The alarm buzzes at 4 am and is quickly shut off. I put my feet on the ground immediately—a practice developed during years of risings for an early morning job on the radio. Once the feet are down, flat on the cool floor, the likelihood of me falling back asleep—snooze button notwithstanding—is slim. My wife stirs next me, still asleep, I think, her slumber preserved, I hope, by my fast action on the alarm clock. Yet as I make my way across the darkened room I hear a sleepy “have a good time.” It is a Saturday morning and I don’t do morning radio anymore. It is a race morning instead, and I head towards the espresso machine in the kitchen—another vestige of my early waking years—to fire up a shot or two of the heart starter and to get the to-go cup ready for the road. I have my gear bag packed and along with the running shoes and socks and other hardware I have months of Catskills training tucked in there with the other stuff. My goal is to be out of the door by 4:30, on my way to a race two hours away. Race time is 7:30 and I figure at this time of day, with little or no traffic, I should have an hour to spare before the starter’s gun, whistle, bullhorn or shout sets me off on another trail run adventure. I make it out of the driveway at 4:42 as the eastern sky begins to lighten and I am soon moving easily down the Thruway, with a lot of space between me and the other vehicles, mostly long haul truckers. I turn the radio on and smile when the coincidence of some Grateful Dead lyrics match the sky: “Must be getting early/clocks are running late/paint by number morning sky/looks so phony.” The songwriter’s cynicism was fueled by being up all night and they next sing: “Dawn is breaking everywhere/light a candle/curse the glare,” but the sky doesn’t look phony at all, just unreal as impossible blues, reds and oranges mingle together over and through some low clouds and a pink light spills forth moving east moment-by-moment.

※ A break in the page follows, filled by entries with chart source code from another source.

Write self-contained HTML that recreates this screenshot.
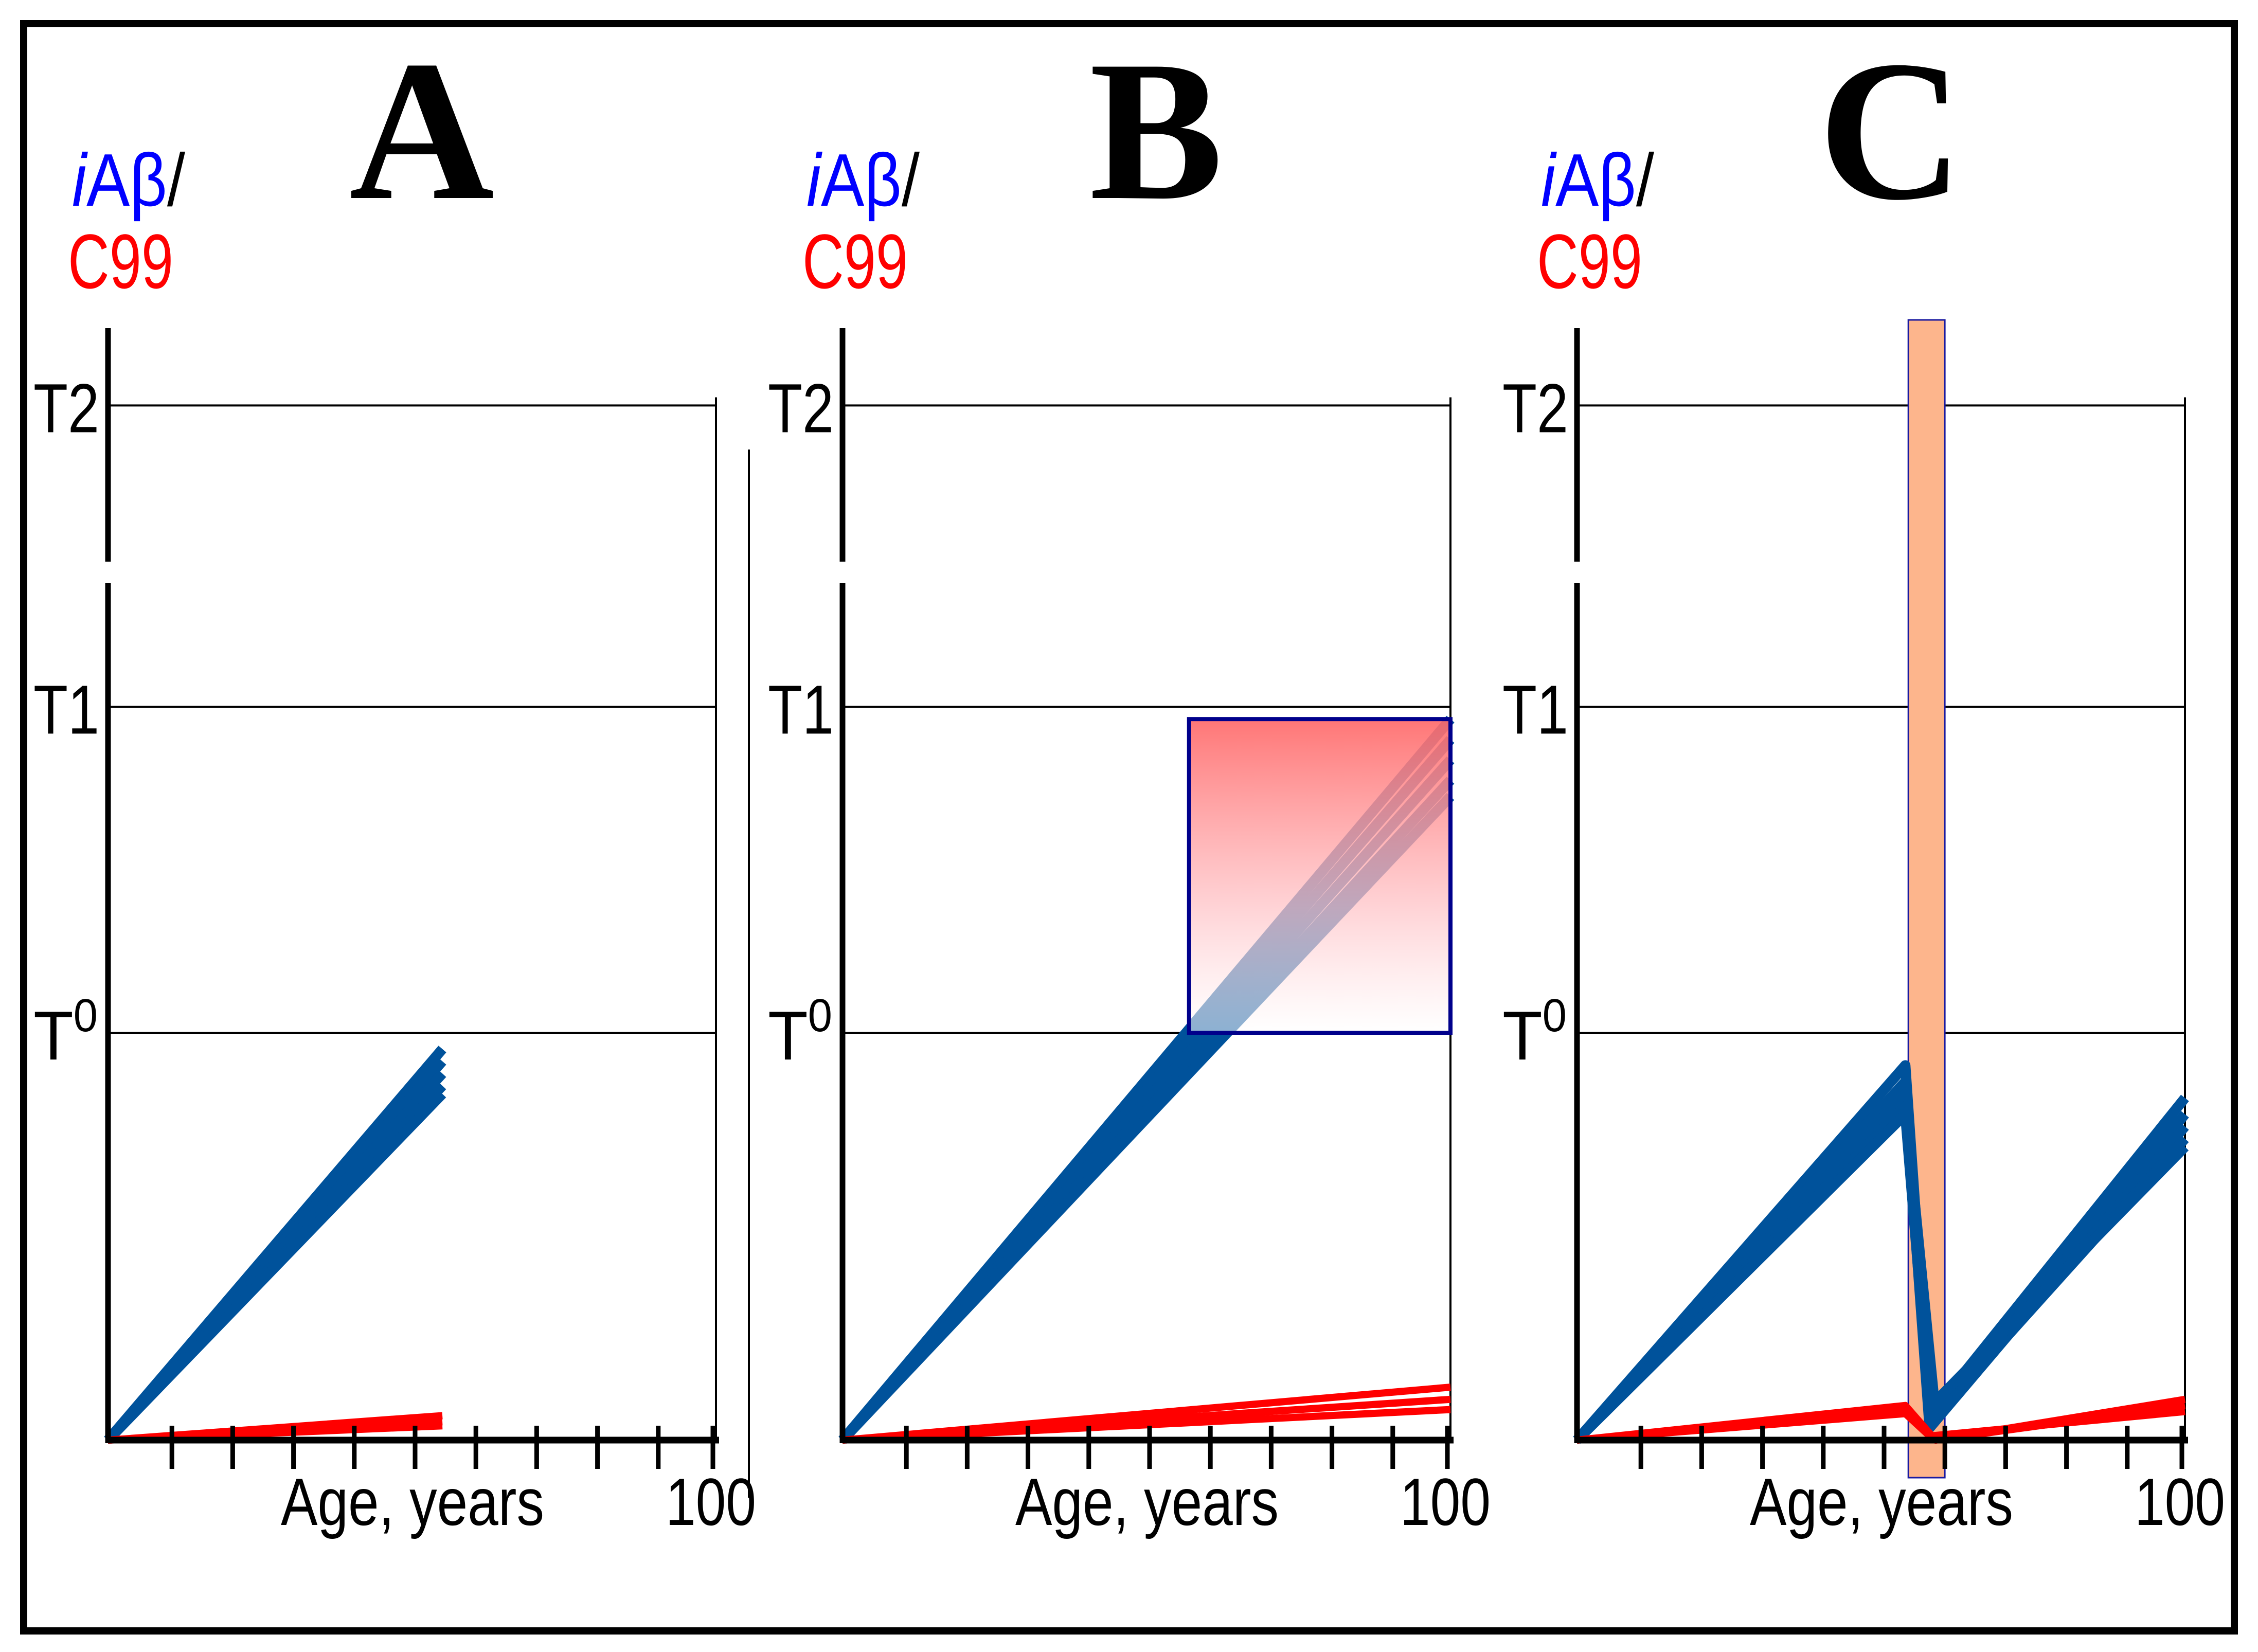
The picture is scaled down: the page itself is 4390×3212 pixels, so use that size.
<!DOCTYPE html>
<html><head><meta charset="utf-8"><style>
html,body{margin:0;padding:0;background:#fff}
svg{display:block}
</style></head><body>
<svg id="fig" width="4390" height="3212" viewBox="0 0 4390 3212" xmlns="http://www.w3.org/2000/svg" font-family="Liberation Sans, sans-serif">
<defs>
<linearGradient id="boxgrad" x1="0" y1="0" x2="0" y2="1">
<stop offset="0" stop-color="#ff6a6a" stop-opacity="0.92"/>
<stop offset="0.6" stop-color="#ffc4c8" stop-opacity="0.75"/>
<stop offset="1" stop-color="#ffffff" stop-opacity="0.55"/>
</linearGradient>
</defs>
<rect x="46" y="46" width="4298" height="3125" fill="none" stroke="#000" stroke-width="14"/>
<g id="panels"></g>
</svg>
<script>
// data
const panelNames = ["A","B","C"];
const thresholdLabels = ["T0","T1","T2"];
const thresholdValues = [1, 1.8, 2.54];
const xTicks = [10,20,30,40,50,60,70,80,90,100];
const blueA = [[[0,0],[55,0.96]],[[0,0],[55,0.93]],[[0,0],[55,0.9]],[[0,0],[55,0.87]],[[0,0],[55,0.85]]];
const redA = [[[0,0],[55,0.06]],[[0,0],[55,0.045]],[[0,0],[55,0.035]]];
const blueB = [[[0,0],[100,1.77]],[[0,0],[100,1.72]],[[0,0],[100,1.67]],[[0,0],[100,1.62]],[[0,0],[100,1.58]]];
const redB = [[[0,0],[100,0.13]],[[0,0],[100,0.1]],[[0,0],[100,0.075]]];
const blueC = [[[0,0],[54,0.92],[58,0.06],[100,0.84]],[[0,0],[54,0.88],[58,0.04],[100,0.8]],[[0,0],[54,0.85],[58,0.03],[100,0.77]],[[0,0],[54,0.82],[59,0.06],[100,0.74]],[[0,0],[54,0.8],[58,0.08],[100,0.72]]];
const redC = [[[0,0],[54,0.085],[59,0.0],[100,0.1]],[[0,0],[54,0.075],[59,0.0],[100,0.085]],[[0,0],[54,0.065],[58,0.01],[100,0.07]]];
const blueSeries = [blueA, blueB, blueC];
const redSeries = [redA, redB, redC];
const boxB = {x0:57, x1:100, y0:1, y1:1.77};
const barC = {x0:54.5, x1:60.5};

const NS="http://www.w3.org/2000/svg";
const root=document.getElementById('panels');
function mk(tag,attrs,parent){const e=document.createElementNS(NS,tag);for(const k in attrs)e.setAttribute(k,attrs[k]);(parent||root).appendChild(e);return e;}
const origins=[210,1638,3066];
const baseY=2800, W=1182, U=792;

panelNames.forEach((name,pi)=>{
  const X0=origins[pi];
  const sx=v=>X0+v/100*W;
  const sy=v=>baseY-v*U;
  const g=mk('g',{});
  
  
  const t=mk('text',{x:X0+610,y:385,'font-size':390,'font-weight':'bold','font-family':'Liberation Serif, serif','text-anchor':'middle'},g);
  t.textContent=name;
  
  
  const yl=mk('text',{x:X0-70,y:400,'font-size':145,textLength:220,lengthAdjust:'spacingAndGlyphs'},g);
  yl.innerHTML='<tspan fill="#0000ff" font-style="italic">i</tspan><tspan fill="#0000ff">Aβ</tspan><tspan fill="#000">/</tspan>';
  
  
  const yl2=mk('text',{x:X0-78,y:560,'font-size':150,fill:'#ff0000',textLength:205,lengthAdjust:'spacingAndGlyphs'},g);
  yl2.textContent='C99';
  
  
  thresholdValues.forEach((v,i)=>{
    const y=sy(v);
    const l=mk('line',{x1:X0,x2:X0+W,y1:y,y2:y,stroke:'#000','stroke-width':4},g);
    
    
    const tx=mk('text',{x:X0-145,y:y+52,'font-size':135},g);
    if(thresholdLabels[i]==='T0'){tx.innerHTML='T<tspan dy="-55" font-size="90">0</tspan>';tx.setAttribute('textLength',125);tx.setAttribute('lengthAdjust','spacingAndGlyphs');}
    else {tx.textContent=thresholdLabels[i];tx.setAttribute('textLength',128);tx.setAttribute('lengthAdjust','spacingAndGlyphs');}
    
    
  });
  const rl=mk('line',{x1:X0+W,x2:X0+W,y1:sy(2.56),y2:baseY,stroke:'#000','stroke-width':4},g);
  
  
  if(name==='C'){
    const r=mk('rect',{x:sx(barC.x0),y:622,width:sx(barC.x1)-sx(barC.x0),height:2873-622,fill:'#fdb58c',stroke:'#1a1aa0','stroke-width':3},g);
    
    
  }
  function drawSeries(series,color,w,label){
    series.forEach((pts,i)=>{
      const p=mk('polyline',{points:pts.map(d=>sx(d[0])+','+sy(d[1])).join(' '),fill:'none',stroke:color,'stroke-width':w,'stroke-linejoin':'round','stroke-linecap':'butt'},g);
      
      
    });
  }
  drawSeries(blueSeries[pi],'#00529b',20,'iab');
  drawSeries(redSeries[pi],'#ff0000',14,'c99');
  if(name==='B'){
    const r=mk('rect',{x:sx(boxB.x0),y:sy(boxB.y1),width:sx(boxB.x1)-sx(boxB.x0),height:sy(boxB.y0)-sy(boxB.y1),fill:'url(#boxgrad)',stroke:'#00008b','stroke-width':8},g);
    
    
  }
  const ya1=mk('line',{x1:X0,x2:X0,y1:638,y2:1092,stroke:'#000','stroke-width':11},g);
  
  
  const ya2=mk('line',{x1:X0,x2:X0,y1:1134,y2:baseY+6,stroke:'#000','stroke-width':11},g);
  
  
  const xa=mk('line',{x1:X0,x2:X0+W+6,y1:baseY,y2:baseY,stroke:'#000','stroke-width':13},g);
  
  
  xTicks.forEach(v=>{
    const tk=mk('line',{x1:sx(v)+6,x2:sx(v)+6,y1:2772,y2:2856,stroke:'#000','stroke-width':9},g);
    if(v===100){tk.setAttribute('x1',sx(v)-6);tk.setAttribute('x2',sx(v)-6);}
    
    
  });
  const xt=mk('text',{x:X0+336,y:2965,'font-size':130,textLength:512,lengthAdjust:'spacingAndGlyphs'},g);
  xt.textContent='Age, years';
  
  
  const h=mk('text',{x:X0+1084,y:2965,'font-size':130,textLength:176,lengthAdjust:'spacingAndGlyphs'},g);
  h.textContent='100';
  
  
  if(name==='A'){
    const vl=mk('line',{x1:1456,x2:1456,y1:874,y2:2912,stroke:'#000','stroke-width':4},g);
    
    
  }
});
</script>
</body></html>
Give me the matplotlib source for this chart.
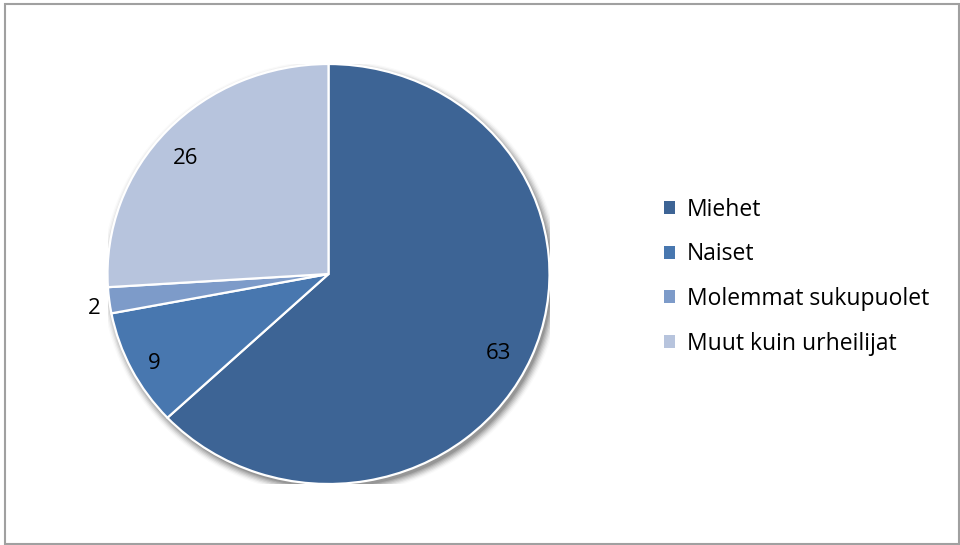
import numpy as np
import matplotlib
matplotlib.use("Agg")
import matplotlib.pyplot as plt
from matplotlib.patches import Ellipse, Rectangle

categories = ["Miehet", "Naiset", "Molemmat sukupuolet", "Muut kuin urheilijat"]
values = [63, 9, 2, 26]
colors = ["#3D6495", "#4877AF", "#7D9BC9", "#B7C4DD"]

plt.rcParams['font.family'] = ['Open Sans', 'DejaVu Sans']

W, H = 960, 545
fig = plt.figure(figsize=(W / 100, H / 100), dpi=100)
fig.patch.set_facecolor("white")

# outer frame
frame = Rectangle((4.5 / W, 1.5 / H), 954 / W, 539.5 / H, transform=fig.transFigure,
                  fill=False, edgecolor="#A0A0A0", linewidth=1.5)
fig.patches.append(frame)

cx, cy = 328.5, 545 - 274
rx, ry = 221, 210
ax = fig.add_axes([(cx - rx) / W, (cy - ry) / H, 2 * rx / W, 2 * ry / H])
ax.set_xlim(-1, 1)
ax.set_ylim(-1, 1)
ax.axis("off")

# soft shadow
for i, a in enumerate(np.linspace(0.12, 0.02, 7)):
    s = 1.0 + i * 0.006
    e = Ellipse((0.012, -0.018), 2 * s, 2 * s, facecolor="black", alpha=a,
                edgecolor="none", zorder=0)
    ax.add_patch(e)

wedges, _ = ax.pie(values, colors=colors, startangle=90, counterclock=False,
                   radius=1.0, wedgeprops=dict(edgecolor="white", linewidth=1.6),
                   frame=False)
ax.set_aspect("auto")
ax.set_xlim(-1, 1)
ax.set_ylim(-1, 1)

for w, v in zip(wedges, values):
    mid = np.deg2rad((w.theta1 + w.theta2) / 2)
    if v < 5:
        r = 1.04
        ax.text(r * np.cos(mid), r * np.sin(mid) - 0.02, str(v), ha="right",
                va="center_baseline", fontsize=16, color="black")
    else:
        r = 0.86
        ax.text(r * np.cos(mid) - 0.02, r * np.sin(mid) - 0.025, str(v), ha="center",
                va="center_baseline", fontsize=16, color="black")

leg = fig.legend(wedges, categories, loc="upper left",
                 bbox_to_anchor=(643 / W, 1 - 177 / H), frameon=False,
                 fontsize=16.5, handlelength=0.5, handleheight=0.5,
                 handletextpad=0.5, labelspacing=0.9)
for h in leg.legend_handles:
    h.set_edgecolor("none")

fig.savefig("out.png", dpi=100, facecolor="white")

The pink in the morning may mean trouble later for sailors, but the forecast calls for an okay day in the interim. A cooler than normal April has slid into a cooler than usual May and the heater in the car on low takes the chill out of the early morning air. All is smooth and easy until I see the overnight road work signs as I approach the Tappan Zee Bridge.
Soon enough we are being squeezed from four lanes into two and then one. Still, with the early hour and light traffic, the flow is largely uninterrupted, albeit a bit slower around the construction (as prescribed by law and good sense). The rest of the drive is uneventful and by 7:00 am I am unpacking my gear from my bag. My wife’s sleepy words have stayed with me for the last hours and I play with them in mind as I lace up my shoes and pin on my race number. There is a duality in her words: Have a good time—enjoy myself—and Have a good time—run fast and finish high in the results. I wonder if both are possible for me on this day, on this course. The results and where I place are somewhat out of my control: I will run as best I can and will finish accordingly. The experience, on the other hand, is less statistical and involves a few different things.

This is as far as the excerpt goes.